The workshop related to this project also made me realize how important it is to create digital archives of historical (and generally, all) data, since times are changing and we are in the digital age. Archiving this data is a means of preserving the history which without it can simply be erased, which is problematic even outside of the topics we researched.
I visualized a dataset which contained variables about social media usage overall well-being across gender. Showing general trends and patterns between variables was done to show the data in an objective way.
Displaying the data using a more critical/data-feminist approach was also important. As a curator you need to organize and categorize data, and using any sort of method used for this highlights some viewpoints but it also suppresses others [6]. By showing the gender distribution of the dataset it underscores something which is seldom discussed in data curation, and that is the individual experiences not represented due to categorization. The visualization of data is done so the audience has an easier time with interpreting them, but it can also be used to both hide and emphasize things depending on what the curator decides.
- What variables are important to include?
- Should I confine my variables to fit into the provided infrastructure?
- Are the CD covers important as independent variables?
- Is it worth having the series titles as they appear in their original language?
- Should I exclude the year of release, since they are often not available, or is it important to show that this information is often missing?
- Would IFPI codes be deemed important in an actual disc archive?
- Why is including an image of the CD important to the data?
- Should I do additional research and add the length of the series as a variable?
- Is there a specific order the variables should appear in to make the data easily readable?
- Since the dubbed language is always Polish, should I include it as it's own variable, or is it something that should be mentioned in the critical report?
- What is the best way to take notes from Dekoloniale?
- Which of Hu Lanqi's experiences are more important than others?
- How are my own (and my group's) decisions shaping what we include in Hu Lanqi's page?

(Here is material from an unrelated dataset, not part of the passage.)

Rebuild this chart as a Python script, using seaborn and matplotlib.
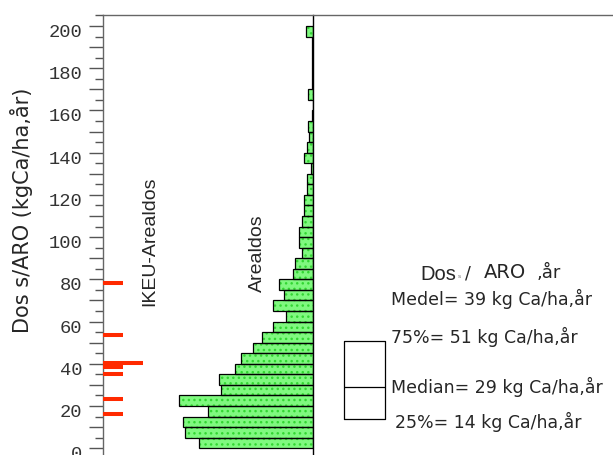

- Why is it important to include another photo of Hu Lanqi to her Wikidata page? What does it add?
- Is there anything I am leaving out because of the way Wikidata is structured?
- What is the best approach to translate my notes from Dekoloniale onto Wikidata?

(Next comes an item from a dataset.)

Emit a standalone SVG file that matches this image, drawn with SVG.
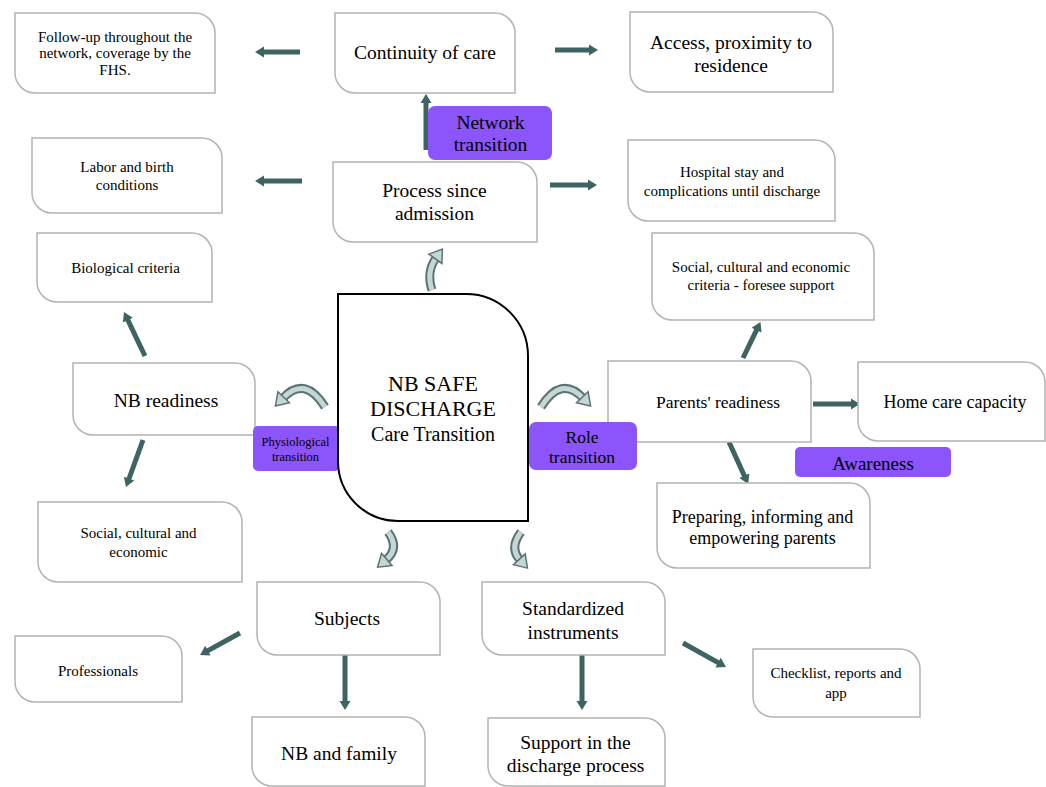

- Is there anything I would do differently if Wikidata was formatted differently?
- Should I look for additional information to include online?
- Is there anything on Hu Lanqi's Wikidata page that should include additional information?
- Which data set resonates with me the most? What is something that interests me but is also good for analyzing?
- What medium should be used for visualizing this data?
- What is the best way to show the data in an objective way?
- Which variables from the data should be used to show patterns?
- How are my decisions shaping the way this data is being represented?
- What is not being shown in the data?
- How does my interpretation of what isn't shown influence my visualizations?
- Is the visualization of what isn't represented in the data appropriately reflected upon in the report?
- How much do the colors of the visualizations influence how the audience interprets them?